* _Stored data_:
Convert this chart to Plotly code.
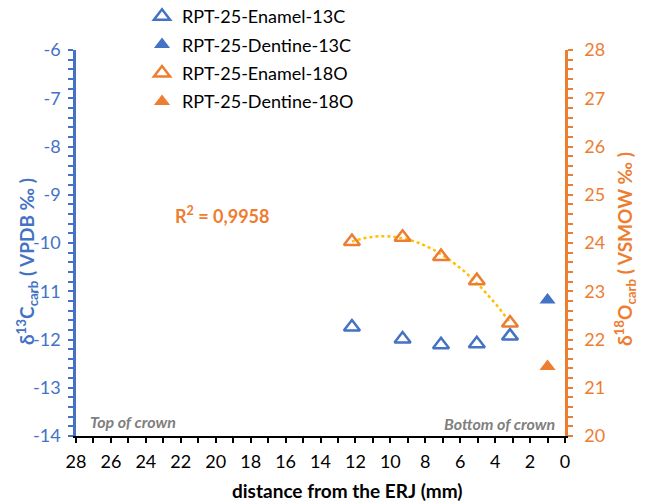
import numpy as np
import plotly.graph_objects as go

# Data
enamel_x = [12.2, 9.3, 7.1, 5.05, 3.15]
enamel_13c = [-11.74, -11.99, -12.11, -12.09, -11.93]
enamel_18o = [24.03, 24.12, 23.72, 23.22, 22.34]
dentine_x = [1.0]
dentine_13c = [-11.18]
dentine_18o = [21.44]

x_ticks = [28, 26, 24, 22, 20, 18, 16, 14, 12, 10, 8, 6, 4, 2, 0]
c_ticks = [-14, -13, -12, -11, -10, -9, -8, -7, -6]
c_ticklabels = ["-14", "-13", "-12", "-11", "-10", "-9", "-8", "-7", "-6"]
o_ticks = [20, 21, 22, 23, 24, 25, 26, 27, 28]

BLUE = "#4472C4"
ORANGE = "#ED7D31"
GOLD = "#FFC000"
GREY = "#808080"
FONT = "Lato"

# plot area in pixels
L, R, T, B = 76, 565, 50, 436
W, H = 646, 504
PW, PH = R - L, B - T


def px(xp):
    return (xp - L) / PW


def py(yp):
    return (B - yp) / PH


# trendline: 2nd order polynomial of enamel 18O
coef = np.polyfit(enamel_x, enamel_18o, 2)
tx = np.linspace(max(enamel_x), min(enamel_x), 60)
ty = np.polyval(coef, tx)

fig = go.Figure()
fig.add_trace(go.Scatter(x=enamel_x, y=enamel_13c, mode="markers", name="RPT-25-Enamel-13C",
                         legendgroup="a",
                         marker=dict(symbol="triangle-up-open", size=14, color=BLUE, line=dict(width=2.5))))
fig.add_trace(go.Scatter(x=dentine_x, y=dentine_13c, mode="markers", name="RPT-25-Dentine-13C",
                         legendgroup="b",
                         marker=dict(symbol="triangle-up", size=14, color=BLUE)))
fig.add_trace(go.Scatter(x=tx, y=ty, mode="lines", showlegend=False, yaxis="y2",
                         line=dict(color=GOLD, width=2.5, dash="dot"), hoverinfo="skip"))
fig.add_trace(go.Scatter(x=enamel_x, y=enamel_18o, mode="markers", name="RPT-25-Enamel-18O",
                         legendgroup="c", yaxis="y2",
                         marker=dict(symbol="triangle-up-open", size=14, color=ORANGE, line=dict(width=2.5))))
fig.add_trace(go.Scatter(x=dentine_x, y=dentine_18o, mode="markers", name="RPT-25-Dentine-18O",
                         legendgroup="d", yaxis="y2",
                         marker=dict(symbol="triangle-up", size=14, color=ORANGE)))


def ann(text, x, y, size, color, xanchor="center", angle=0):
    return dict(text=text, x=px(x), y=py(y), xref="paper", yref="paper", showarrow=False,
                xanchor=xanchor, yanchor="middle", textangle=angle,
                font=dict(size=size, color=color))


fig.update_layout(
    width=W, height=H,
    margin=dict(l=L, r=W - R, t=T, b=H - B, autoexpand=False),
    paper_bgcolor="white", plot_bgcolor="white",
    font=dict(family=FONT, size=18, color="black"),
    showlegend=True,
    legend=dict(x=px(142), y=py(-2), xanchor="left", yanchor="top", bgcolor="rgba(0,0,0,0)",
                font=dict(size=18, color="black"), tracegroupgap=2),
    xaxis=dict(range=[28, 0], tickvals=x_ticks, ticktext=[str(v) for v in x_ticks],
               showgrid=False, zeroline=False,
               showline=True, linecolor="black", linewidth=2, ticks="outside", ticklen=5,
               tickwidth=2, tickcolor="black", ticklabelstandoff=3,
               minor=dict(dtick=1, tick0=0, ticks="outside", ticklen=5, tickwidth=2, tickcolor="black"),
               tickfont=dict(size=18, color="black")),
    yaxis=dict(range=[-14, -6], tickvals=c_ticks, ticktext=c_ticklabels, showgrid=False, zeroline=False,
               showline=True, linecolor=BLUE, linewidth=2.5, ticks="outside", ticklen=5,
               tickwidth=2, tickcolor=BLUE, ticklabelstandoff=4,
               minor=dict(dtick=0.2, tick0=0, ticks="outside", ticklen=5, tickwidth=2, tickcolor=BLUE),
               tickfont=dict(size=18, color=BLUE)),
    yaxis2=dict(range=[20, 28], tickvals=o_ticks, ticktext=[str(v) for v in o_ticks],
                overlaying="y", side="right", showgrid=False, zeroline=False,
                showline=True, linecolor=ORANGE, linewidth=2.5, ticks="outside", ticklen=5,
                tickwidth=2, tickcolor=ORANGE, ticklabelstandoff=8,
                minor=dict(dtick=0.2, tick0=0, ticks="outside", ticklen=5, tickwidth=2, tickcolor=ORANGE),
                tickfont=dict(size=18, color=ORANGE)),
    annotations=[
        ann("<b>R<sup>2</sup> = 0,9958</b>", 222, 215, 18, ORANGE),
        ann("<i><b>Top of crown</b></i>", 88, 421, 16, GREY, xanchor="left"),
        ann("<i><b>Bottom of crown</b></i>", 557, 423, 16, GREY, xanchor="right"),
        ann("<b>distance from the ERJ (mm)</b>", 347, 490, 19, "black"),
        ann("<b>δ<sup>13</sup>C<sub>carb</sub> ( VPDB ‰ )</b>", 27, 262, 19, BLUE, angle=-90),
        ann("<b>δ<sup>18</sup>O<sub>carb</sub> ( VSMOW ‰ )</b>", 625, 249, 19, ORANGE, angle=-90),
    ],
)

fig.write_html("out.html")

* _Instruction_: Pictures are excluded; extract exactly the lines from the start of the data through the line that holds "dentine_18o = [21.44]", both ends included.

* _Exercise solution_:
Convert this chart to Plotly code.
import numpy as np
import plotly.graph_objects as go

# Data
enamel_x = [12.2, 9.3, 7.1, 5.05, 3.15]
enamel_13c = [-11.74, -11.99, -12.11, -12.09, -11.93]
enamel_18o = [24.03, 24.12, 23.72, 23.22, 22.34]
dentine_x = [1.0]
dentine_13c = [-11.18]
dentine_18o = [21.44]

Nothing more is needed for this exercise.